The zero-downtime upgrade process has the following requirements:

  • Zero-downtime upgrades are only supported on multi-node GitLab environments built with the Linux package that have Load Balancing and available HA mechanisms configured as follows:
    • External Load Balancer configured for Rails nodes with health checks enabled against the Readiness (/-/readiness) endpoint.
    • Internal Load Balancer configured for any PgBouncer and Praefect components with TCP health checks enabled.
    • HA mechanisms configured for the Consul, Postgres, Redis components if present.
  • You can only upgrade one minor release at a time. So from 16.1 to 16.2, not to 16.3. If you skip releases, database modifications may be run in the wrong sequence and leave the database schema in a broken state.
  • You have to use post-deployment migrations.
  • Zero-downtime upgrades are not available with the GitLab Charts. Support is available with the GitLab Operator but there are known limitations with this deployment method and as such it's not covered in this guide at this time.

In addition to the previous, be aware of the following considerations:

  • Most of the time, you can safely upgrade from a patch release to the next minor release if the patch release is not the latest. For example, upgrading from 16.3.2 to 16.4.1 should be safe even if 16.3.3 has been released. You should verify the version-specific upgrading instructions relevant to your upgrade path and be aware of any required upgrade stops:
  • Some releases may include background migrations. These migrations are performed in the background by Sidekiq and are often used for migrating data. Background migrations are only added in the monthly releases.
    • Certain major or minor releases may require a set of background migrations to be finished. While this doesn't require downtime (if the previous conditions are met), it's required that you wait for background migrations to complete between each major or minor release upgrade.
    • The time necessary to complete these migrations can be reduced by increasing the number of Sidekiq workers that can process jobs in the background_migration queue. To see the size of this queue, check for background migrations before upgrading.
  • Zero downtime upgrades can be performed for Gitaly when it's set up in its Cluster or Sharded setups due to a graceful reload mechanism. For the Gitaly Cluster (Praefect) component it can also be directly upgraded without downtime, however the GitLab Linux package does not offer HA and subsequently Zero Downtime support for it's database - A third party database solution is required to avoid downtime.
  • PostgreSQL major version upgrades are a separate process and not covered by zero-downtime upgrades (smaller upgrades are covered).
  • Zero-downtime upgrades are supported for the noted GitLab components you've deployed with the GitLab Linux package. If you've deployed select components through a supported third party service, such as PostgreSQL in AWS RDS or Redis in GCP Memorystore, upgrades for those services need to be performed separately as per their standard processes.
  • As a general guideline, the larger amount of data you have, the more time is needed for the upgrade to complete. In testing, any database smaller than 10 GB shouldn't generally take longer than an hour, but your mileage may vary.

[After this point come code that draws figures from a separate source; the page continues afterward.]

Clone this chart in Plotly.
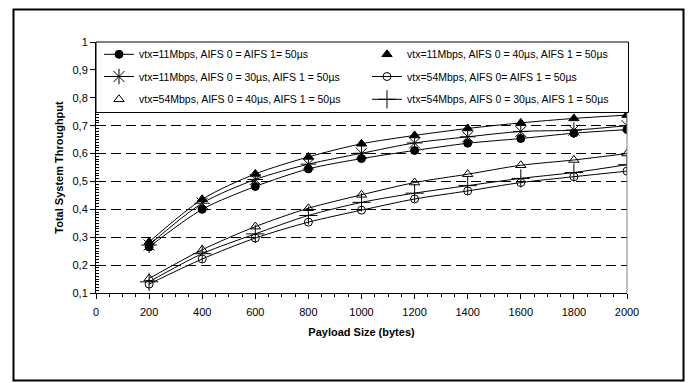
import plotly.graph_objects as go

# ---- data ----
payload = [200, 400, 600, 800, 1000, 1200, 1400, 1600, 1800, 2000]
s11_eq = [0.265, 0.400, 0.482, 0.545, 0.582, 0.611, 0.637, 0.654, 0.673, 0.686]
s11_40 = [0.283, 0.436, 0.527, 0.588, 0.635, 0.665, 0.690, 0.710, 0.726, 0.738]
s11_30 = [0.272, 0.422, 0.507, 0.562, 0.601, 0.638, 0.660, 0.679, 0.684, 0.700]
s54_eq = [0.132, 0.222, 0.297, 0.354, 0.397, 0.437, 0.466, 0.496, 0.517, 0.537]
s54_40 = [0.152, 0.255, 0.338, 0.404, 0.452, 0.496, 0.526, 0.558, 0.577, 0.600]
s54_30 = [0.140, 0.241, 0.312, 0.378, 0.425, 0.458, 0.485, 0.511, 0.532, 0.560]

names = [
    "vtx=11Mbps, AIFS 0 = AIFS 1= 50µs",
    "vtx=11Mbps, AIFS 0 = 40µs, AIFS 1 = 50µs",
    "vtx=11Mbps, AIFS 0 = 30µs, AIFS 1 = 50µs",
    "vtx=54Mbps, AIFS 0= AIFS 1 = 50µs",
    "vtx=54Mbps, AIFS 0 = 40µs, AIFS 1 = 50µs",
    "vtx=54Mbps, AIFS 0 = 30µs, AIFS 1 = 50µs",
]
ytickvals = [0.1, 0.2, 0.3, 0.4, 0.5, 0.6, 0.7, 0.8, 0.9, 1.0]
yticktext = ["0,1", "0,2", "0,3", "0,4", "0,5", "0,6", "0,7", "0,8", "0,9", "1"]
xtickvals = [0, 200, 400, 600, 800, 1000, 1200, 1400, 1600, 1800, 2000]

W, H = 690, 383
ML, MR, MT, MB = 96, 63, 42, 90
PW, PH = W - ML - MR, H - MT - MB
FONT = "Liberation Sans, Arial, sans-serif"

def px2paper_x(px):
    return (px - ML) / PW

def px2paper_y(py):
    return (H - MB - py) / PH

fig = go.Figure()
LC = "black"

legend_ids = ["legend", "legend2", "legend3", "legend4", "legend5", "legend6"]
series = [
    (s11_eq, names[0], "circle", 8, True),
    (s11_40, names[1], "triangle-up", 9, False),
    (s11_30, names[2], "asterisk-open", 13, True),
    (s54_eq, names[3], "circle-open", 8, True),
    (s54_40, names[4], "triangle-up-open", 9, False),
    (s54_30, names[5], "cross-thin-open", 13, True),
]

for (y, name, sym, size, legline), leg in zip(series, legend_ids):
    marker = dict(symbol=sym, size=size, color=LC, line=dict(color=LC, width=1))
    if legline:
        fig.add_trace(go.Scatter(x=payload, y=y, name=name, mode="lines+markers",
                                 line=dict(color=LC, width=1, shape="spline", smoothing=0.8),
                                 marker=marker, legend=leg))
    else:
        fig.add_trace(go.Scatter(x=payload, y=y, name=name, mode="lines",
                                 line=dict(color=LC, width=1, shape="spline", smoothing=0.8),
                                 showlegend=False, hoverinfo="skip"))
        fig.add_trace(go.Scatter(x=payload, y=y, name=name, mode="markers",
                                 marker=marker, legend=leg))

rows = [54.3, 76.5, 99.3]
cols = [99, 367]
legend_layout = {}
for i, leg in enumerate(legend_ids):
    r, c = divmod(i, 2)
    legend_layout[leg] = dict(orientation="h", x=px2paper_x(cols[c]), xanchor="left",
                              y=px2paper_y(rows[r]), yanchor="middle",
                              bgcolor="rgba(0,0,0,0)", borderwidth=0,
                              font=dict(family=FONT, size=10.5, color="black"))

shapes = [
    dict(type="rect", xref="paper", yref="paper",
         x0=px2paper_x(13.5), x1=px2paper_x(683.5), y0=px2paper_y(380.5), y1=px2paper_y(9.5),
         line=dict(color="black", width=2), fillcolor="rgba(0,0,0,0)", layer="below"),
    dict(type="line", xref="paper", yref="paper", x0=1, x1=1, y0=0, y1=1,
         line=dict(color="#808080", width=1), layer="above"),
    dict(type="rect", xref="paper", yref="paper",
         x0=0, x1=px2paper_x(628.5), y0=px2paper_y(112.5), y1=1,
         line=dict(color="black", width=1), fillcolor="white", layer="above"),
]

fig.update_layout(
    width=W, height=H,
    margin=dict(l=ML, r=MR, t=MT, b=MB, pad=0),
    paper_bgcolor="white", plot_bgcolor="white",
    font=dict(family=FONT, size=11, color="black"),
    showlegend=True,
    shapes=shapes,
    xaxis=dict(range=[0, 2000], tickvals=xtickvals, showgrid=False, zeroline=False,
               showline=True, linecolor="black", linewidth=1,
               ticks="outside", ticklen=5, tickcolor="black", ticklabelstandoff=4,
               minor=dict(dtick=50, ticks="outside", ticklen=3, tickcolor="black", showgrid=False),
               tickfont=dict(size=11),
               title=dict(text="<b>Payload Size (bytes)</b>", font=dict(size=11), standoff=11)),
    yaxis=dict(range=[0.1, 1.0], tickvals=ytickvals, ticktext=yticktext,
               showgrid=True, gridcolor="black", gridwidth=1, griddash="10px,5px",
               zeroline=False, showline=True, linecolor="black", linewidth=1,
               ticks="outside", ticklen=5, tickcolor="black",
               minor=dict(dtick=0.01, ticks="inside", ticklen=3, tickcolor="black", showgrid=False),
               tickfont=dict(size=11),
               title=dict(text="<b>Total System Throughput</b>", font=dict(size=11), standoff=6)),
    **legend_layout,
)

fig.write_html("out.html", post_script="document.body.style.margin='0';",
               config={"displayModeBar": False})
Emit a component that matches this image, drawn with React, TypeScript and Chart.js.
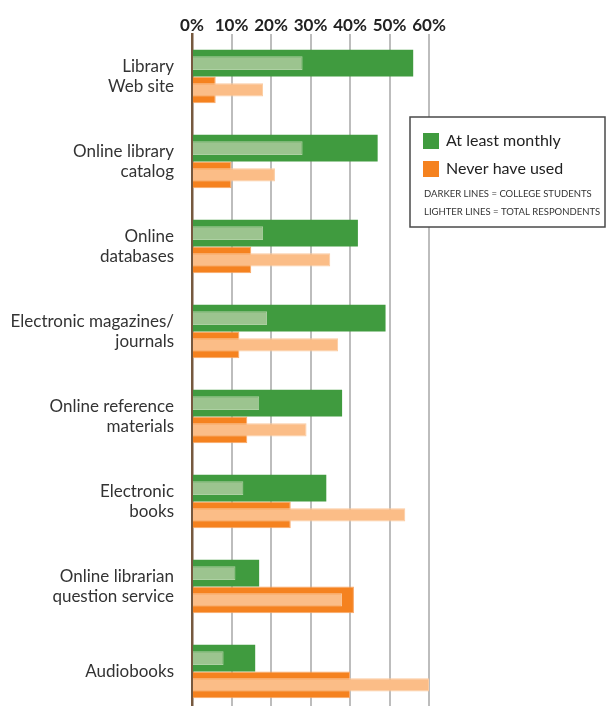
import React, { useEffect, useRef } from "react";
import { Chart, registerables } from "chart.js";

Chart.register(...registerables);

const categories: string[][] = [
  ["Library", "Web site"],
  ["Online library", "catalog"],
  ["Online", "databases"],
  ["Electronic magazines/", "journals"],
  ["Online reference", "materials"],
  ["Electronic", "books"],
  ["Online librarian", "question service"],
  ["Audiobooks"],
];

// At least monthly
const monthlyCollege = [56, 47, 42, 49, 38, 34, 17, 16];
const monthlyTotal = [28, 28, 18, 19, 17, 13, 11, 8];
// Never have used
const neverCollege = [6, 10, 15, 12, 14, 25, 41, 40];
const neverTotal = [18, 21, 35, 37, 29, 54, 38, 60];

const xTicks = [0, 10, 20, 30, 40, 50, 60];

const legendItems = ["At least monthly", "Never have used"];
const legendNotes = ["DARKER LINES = COLLEGE STUDENTS", "LIGHTER LINES = TOTAL RESPONDENTS"];

const GREEN = "#409b3f";
const LIGHT_GREEN = "#9cc48f";
const ORANGE = "#f5821f";
const LIGHT_ORANGE = "#fbbd87";

const legendPlugin = {
  id: "customLegend",
  afterDraw(chart: any) {
    const ctx = chart.ctx as CanvasRenderingContext2D;
    ctx.save();
    const x = 410, y = 117, w = 195, h = 110;
    ctx.fillStyle = "#ffffff";
    ctx.fillRect(x, y, w, h);
    ctx.strokeStyle = "#4a4a4a";
    ctx.lineWidth = 1.5;
    ctx.strokeRect(x, y, w, h);
    const colors = [GREEN, ORANGE];
    ctx.textBaseline = "middle";
    ctx.textAlign = "left";
    legendItems.forEach((t, i) => {
      const cy = 141 + i * 28;
      ctx.fillStyle = colors[i];
      ctx.fillRect(423, cy - 8, 16, 16);
      ctx.fillStyle = "#222";
      ctx.font = "16px Lato";
      ctx.fillText(t, 446, cy);
    });
    ctx.font = "9.5px Lato";
    ctx.fillStyle = "#333";
    legendNotes.forEach((t, i) => {
      ctx.fillText(t, 424, 194 + i * 18);
    });
    ctx.restore();
  },
};

export default function App() {
  const ref = useRef<HTMLCanvasElement | null>(null);
  useEffect(() => {
    if (!ref.current) return;
    const catPct = 0.628;
    const chart = new Chart(ref.current, {
      type: "bar",
      data: {
        labels: categories as any,
        datasets: [
          {
            label: "At least monthly (total)",
            data: monthlyTotal,
            backgroundColor: LIGHT_GREEN,
            borderColor: "#add0a2",
            borderWidth: 1,
            stack: "g",
            order: 0,
            barPercentage: 0.52,
            categoryPercentage: catPct,
          },
          {
            label: "At least monthly (college)",
            data: monthlyCollege,
            backgroundColor: GREEN,
            borderWidth: 0,
            stack: "g",
            order: 1,
            barPercentage: 1,
            categoryPercentage: catPct,
          },
          {
            label: "Never have used (total)",
            data: neverTotal,
            backgroundColor: LIGHT_ORANGE,
            borderColor: "#fccba0",
            borderWidth: 1,
            stack: "o",
            order: 0,
            barPercentage: 0.5,
            categoryPercentage: catPct,
          },
          {
            label: "Never have used (college)",
            data: neverCollege,
            backgroundColor: ORANGE,
            borderColor: "#f9a868",
            borderWidth: 1,
            stack: "o",
            order: 1,
            barPercentage: 1,
            categoryPercentage: catPct,
          },
        ],
      },
      options: {
        indexAxis: "y",
        animation: false,
        responsive: true,
        maintainAspectRatio: false,
        layout: { padding: { left: 0, right: 177, top: 0, bottom: 0 } },
        plugins: {
          legend: { display: false },
          tooltip: { enabled: false },
        },
        scales: {
          x: {
            position: "top",
            min: 0,
            max: 60,
            stacked: false,
            afterBuildTicks: (scale: any) => {
              scale.ticks = xTicks.map((v) => ({ value: v }));
            },
            afterFit: (scale: any) => {
              scale.height = 34;
              scale.paddingTop = 0;
              scale.paddingBottom = 0;
            },
            ticks: {
              padding: -2,
              maxRotation: 0,
              minRotation: 0,
              autoSkip: false,
              color: "#222",
              font: { family: "Lato", size: 17, weight: "bold" },
              callback: (v: any) => v + "%",
            },
            grid: {
              drawTicks: false,
              color: (c: any) => (c.index === 0 ? "rgba(0,0,0,0)" : "#bdbdbd"),
              lineWidth: 2,
            },
            border: { display: false },
          },
          y: {
            afterFit: (scale: any) => {
              scale.width = 192;
              scale.paddingTop = 0;
              scale.paddingBottom = 0;
            },
            ticks: {
              padding: 18,
              color: "#333",
              font: { family: "Lato", size: 17, lineHeight: 1.18 },
            },
            grid: { display: false, drawTicks: false },
            border: { display: true, color: "#76593f", width: 2.5 },
          },
        },
      },
      plugins: [legendPlugin],
    });
    return () => chart.destroy();
  }, []);
  return (
    <div
      style={{
        position: "fixed",
        left: 0,
        top: 0,
        width: 606,
        height: 706,
        overflow: "hidden",
        background: "#fff",
      }}
    >
      <div style={{ position: "relative", width: 606, height: 714 }}>
        <canvas ref={ref} />
      </div>
    </div>
  );
}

If you want to upgrade multiple releases or do not meet these requirements upgrades with downtime should be explored instead.

Upgrade order

We recommend a "back to front" approach for the order of what components to upgrade with zero downtime. Generally this would be stateful backends first, their dependents next and then the frontends accordingly. While the order of deployment can be changed, it is best to deploy the components running GitLab application code (Rails, Sidekiq) together. If possible, upgrade the supporting infrastructure (PostgreSQL, PgBouncer, Consul, Gitaly, Praefect, Redis) separately because these components do not have dependencies on changes introduced in a version update within a major release. As such, we generally recommend the following order:

  1. Consul
  2. PostgreSQL
  3. PgBouncer
  4. Redis
  5. Gitaly
  6. Praefect
  7. Rails
  8. Sidekiq

Upgrades with downtime

While you can upgrade a multi-node GitLab deployment with zero downtime, there are a number of constraints. In particular, you can upgrade to only one minor release at a time, for example, from 14.6 to 14.7, then to 14.8, etc.

If you want to upgrade to more than one minor release at a time (for example, from 14.6 to 14.9), you must take your GitLab instance offline, which implies downtime. Before starting this process, verify the version-specific upgrading instructions relevant to your upgrade path:

For a single node installation, you must only upgrade the GitLab package.

The process for upgrading a number of components of a multi-node GitLab installation is the same as for zero-downtime upgrades. The differences relate to the servers running Rails (Puma/Sidekiq) and the order of events.